**Task description:**
Type out the data exactly as given. Skip any image.

**Information provided:**
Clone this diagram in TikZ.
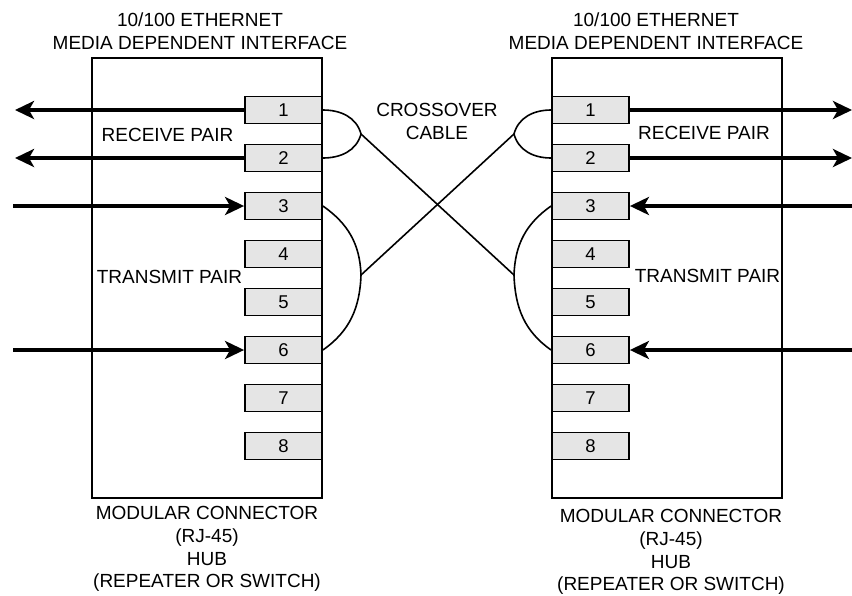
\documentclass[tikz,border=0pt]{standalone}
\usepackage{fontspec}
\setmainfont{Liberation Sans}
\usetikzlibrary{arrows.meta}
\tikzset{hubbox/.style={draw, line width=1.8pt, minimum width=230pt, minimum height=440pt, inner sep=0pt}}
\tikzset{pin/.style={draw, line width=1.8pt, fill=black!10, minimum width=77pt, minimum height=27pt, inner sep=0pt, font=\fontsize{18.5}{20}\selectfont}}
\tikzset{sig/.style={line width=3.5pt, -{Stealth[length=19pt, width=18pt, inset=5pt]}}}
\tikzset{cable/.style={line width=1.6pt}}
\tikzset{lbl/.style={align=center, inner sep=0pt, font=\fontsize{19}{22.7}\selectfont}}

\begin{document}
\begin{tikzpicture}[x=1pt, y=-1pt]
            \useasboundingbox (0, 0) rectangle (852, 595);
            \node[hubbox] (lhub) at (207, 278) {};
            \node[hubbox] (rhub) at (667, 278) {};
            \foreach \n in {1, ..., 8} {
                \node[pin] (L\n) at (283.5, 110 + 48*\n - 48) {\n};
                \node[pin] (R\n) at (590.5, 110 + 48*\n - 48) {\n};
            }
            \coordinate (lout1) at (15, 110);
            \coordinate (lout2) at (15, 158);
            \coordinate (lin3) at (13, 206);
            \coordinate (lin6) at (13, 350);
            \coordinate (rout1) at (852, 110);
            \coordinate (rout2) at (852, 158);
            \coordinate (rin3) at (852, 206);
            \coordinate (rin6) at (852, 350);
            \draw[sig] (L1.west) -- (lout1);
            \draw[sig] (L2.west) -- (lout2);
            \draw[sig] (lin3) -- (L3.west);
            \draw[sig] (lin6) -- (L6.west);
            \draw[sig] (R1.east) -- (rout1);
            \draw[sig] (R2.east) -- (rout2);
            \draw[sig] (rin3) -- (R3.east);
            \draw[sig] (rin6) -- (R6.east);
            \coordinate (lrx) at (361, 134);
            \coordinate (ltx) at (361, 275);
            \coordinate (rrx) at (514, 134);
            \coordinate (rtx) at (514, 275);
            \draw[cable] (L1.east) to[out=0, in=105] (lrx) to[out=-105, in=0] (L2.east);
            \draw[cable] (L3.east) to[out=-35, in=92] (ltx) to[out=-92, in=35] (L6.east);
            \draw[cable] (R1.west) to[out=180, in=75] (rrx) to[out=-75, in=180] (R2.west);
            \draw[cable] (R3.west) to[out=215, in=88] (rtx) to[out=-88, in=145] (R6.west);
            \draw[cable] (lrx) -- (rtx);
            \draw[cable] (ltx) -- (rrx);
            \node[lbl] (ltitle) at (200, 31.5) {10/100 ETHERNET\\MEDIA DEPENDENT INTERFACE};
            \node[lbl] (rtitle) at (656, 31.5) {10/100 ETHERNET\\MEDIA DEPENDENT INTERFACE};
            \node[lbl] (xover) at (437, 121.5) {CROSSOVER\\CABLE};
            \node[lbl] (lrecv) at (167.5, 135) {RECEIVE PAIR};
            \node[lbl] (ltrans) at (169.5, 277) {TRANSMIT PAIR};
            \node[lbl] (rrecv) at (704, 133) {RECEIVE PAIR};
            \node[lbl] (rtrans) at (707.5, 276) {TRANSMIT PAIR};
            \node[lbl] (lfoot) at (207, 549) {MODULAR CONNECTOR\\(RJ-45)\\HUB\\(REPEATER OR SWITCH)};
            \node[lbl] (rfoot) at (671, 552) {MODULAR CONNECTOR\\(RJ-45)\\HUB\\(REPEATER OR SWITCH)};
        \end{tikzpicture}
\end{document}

**Exercise solution:**
Clone this diagram in TikZ.
\documentclass[tikz,border=0pt]{standalone}
\usepackage{fontspec}
\setmainfont{Liberation Sans}
\usetikzlibrary{arrows.meta}
\tikzset{hubbox/.style={draw, line width=1.8pt, minimum width=230pt, minimum height=440pt, inner sep=0pt}}
\tikzset{pin/.style={draw, line width=1.8pt, fill=black!10, minimum width=77pt, minimum height=27pt, inner sep=0pt, font=\fontsize{18.5}{20}\selectfont}}
\tikzset{sig/.style={line width=3.5pt, -{Stealth[length=19pt, width=18pt, inset=5pt]}}}
\tikzset{cable/.style={line width=1.6pt}}
\tikzset{lbl/.style={align=center, inner sep=0pt, font=\fontsize{19}{22.7}\selectfont}}

\begin{document}
\begin{tikzpicture}[x=1pt, y=-1pt]
            \useasboundingbox (0, 0) rectangle (852, 595);
            \node[hubbox] (lhub) at (207, 278) {};
            \node[hubbox] (rhub) at (667, 278) {};
            \foreach \n in {1, ..., 8} {
                \node[pin] (L\n) at (283.5, 110 + 48*\n - 48) {\n};
                \node[pin] (R\n) at (590.5, 110 + 48*\n - 48) {\n};
            }
            \coordinate (lout1) at (15, 110);
            \coordinate (lout2) at (15, 158);
            \coordinate (lin3) at (13, 206);
            \coordinate (lin6) at (13, 350);
            \coordinate (rout1) at (852, 110);
            \coordinate (rout2) at (852, 158);
            \coordinate (rin3) at (852, 206);
            \coordinate (rin6) at (852, 350);
            \draw[sig] (L1.west) -- (lout1);
            \draw[sig] (L2.west) -- (lout2);
            \draw[sig] (lin3) -- (L3.west);
            \draw[sig] (lin6) -- (L6.west);
            \draw[sig] (R1.east) -- (rout1);
            \draw[sig] (R2.east) -- (rout2);
            \draw[sig] (rin3) -- (R3.east);
            \draw[sig] (rin6) -- (R6.east);
            \coordinate (lrx) at (361, 134);
            \coordinate (ltx) at (361, 275);
            \coordinate (rrx) at (514, 134);
            \coordinate (rtx) at (514, 275);
            \draw[cable] (L1.east) to[out=0, in=105] (lrx) to[out=-105, in=0] (L2.east);
            \draw[cable] (L3.east) to[out=-35, in=92] (ltx) to[out=-92, in=35] (L6.east);
            \draw[cable] (R1.west) to[out=180, in=75] (rrx) to[out=-75, in=180] (R2.west);
            \draw[cable] (R3.west) to[out=215, in=88] (rtx) to[out=-88, in=145] (R6.west);
            \draw[cable] (lrx) -- (rtx);
            \draw[cable] (ltx) -- (rrx);
            \node[lbl] (ltitle) at (200, 31.5) {10/100 ETHERNET\\MEDIA DEPENDENT INTERFACE};
            \node[lbl] (rtitle) at (656, 31.5) {10/100 ETHERNET\\MEDIA DEPENDENT INTERFACE};
            \node[lbl] (xover) at (437, 121.5) {CROSSOVER\\CABLE};
            \node[lbl] (lrecv) at (167.5, 135) {RECEIVE PAIR};
            \node[lbl] (ltrans) at (169.5, 277) {TRANSMIT PAIR};
            \node[lbl] (rrecv) at (704, 133) {RECEIVE PAIR};
            \node[lbl] (rtrans) at (707.5, 276) {TRANSMIT PAIR};
            \node[lbl] (lfoot) at (207, 549) {MODULAR CONNECTOR\\(RJ-45)\\HUB\\(REPEATER OR SWITCH)};
            \node[lbl] (rfoot) at (671, 552) {MODULAR CONNECTOR\\(RJ-45)\\HUB\\(REPEATER OR SWITCH)};
        \end{tikzpicture}
\end{document}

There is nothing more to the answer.